Snacks help. Music, too, especially songs you both like and can sing off-key together.

But the best thing about road trips and marriage is this: You have someone to share the journey, to trust with your life, a traveling companion to tap on the arm and say, “Look at that!”

Here, free of charge, are a few tips from someone who’s been married almost as long as she’s been driving: Keep moving in the right direction. Know when to talk and when to shut up. Never argue over needing a pit stop. Pray like there’s no tomorrow. And try your best, come what may, to enjoy the ride. At the end of the road, you’ll be glad you did.

Here’s to happy trails.

Comments

  1. This is so my life. We’ve had many bumps in the road. With understanding and hand in hand we will drive our car through the roads non stop

  2. Jeff Van Hoosier says

    Tell Joe congratulations on Clemsons National Championship !

  3. Glad you were born, too!!

  4. Kate Sciacca says

    OH MY GOSH!!!! I took that drive down 680 to the 101 several weeks ago… I’d forgotten what it’s like. Yes!!!! I prayed my heart out and tried to distract myself with the iPad. It worked… sort of. And it wasn’t the better half who scared me half to death – it was all the crazy people weaving in and out and staying six inches or so behind us. By the time we checked in at the hotel I was done… hardly had the energy to wander down to Rosines – ended up at the hotel bar that night.

    Happy to be back home shoveling snow – and complaining about the “traffic” because there’s three cars backed up at the corner stop sign 😀.

    Hope things have settled down in your neighborhood- I imagine the last week was crazy with duffers and fans – Bless their hearts 😉

  5. Thank you for sharing. Love your articles and can’t wait to read your posts weekly.

  6. Sally Merrill says

    As always, thank you for your wonderful words! We’re getting ready to celebrate 43 years together so we’ve traveled a lot of roads over the years! I used to do most of the driving, especially on trips, but I’ve gotten to spend more time in the passenger seat for the last year or so since we got rid of my minivan! My husband hated driving it, but loves the car we have now and always wants to drive! Happy travels!

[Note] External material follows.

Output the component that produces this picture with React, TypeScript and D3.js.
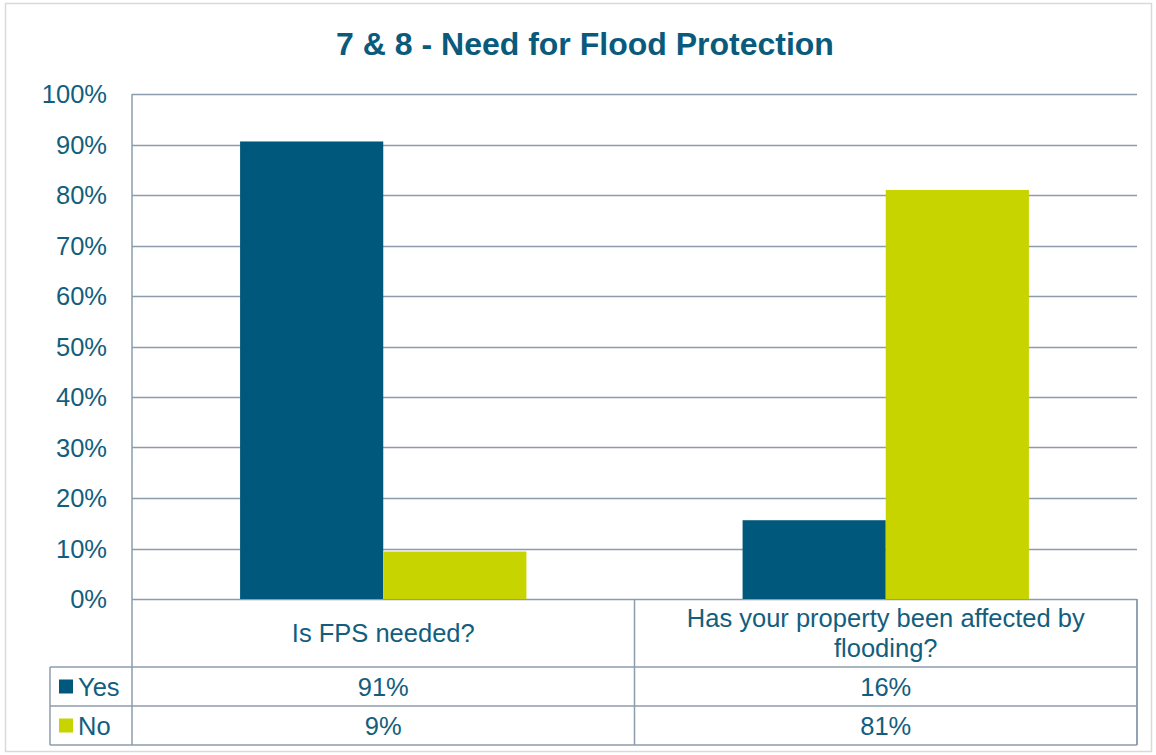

  7. You sound just like me in that I refuse to drive with my husband in the car for the same reason. You’re column is so correct all the way down. Thanks for another great look at life.

  8. Barb Fisher says

    This brought back so many wonderful memories to me. My husband and I resigned our federal jobs in 1986, sold our home, bought an RV and put ourselves on a five-year plan to see the country. 10 years later we came back, only because we were starting to have grandbabies and I needed to be close to them. My traveling buddy has gone to heaven, but I have wonderful and beautiful memories to keep me going. Miss you, baby…

  9. Patsy Mccroskey says

    Like you,I’ve been driving all my life and it’s hard to be in the passenger seat.
    Now that my husband is disabled I do all the driving (he still tells me how tho,)

    Yes driving and marriage have a lot in common
    They’re both scary with lots of steep curves and mountains to cross but I’m glad to be along for the ride

  10. Janice Kline says

    Oh Sharon…did I ever need to read this column!

    Thank you for your words of wisdom.

  11. Thank you again for your words…and putting the memories of Monterey Bay back in my mind, lived there at Ft. Ord for 2 1/2 years in 1978-1980. Such a beautiful place!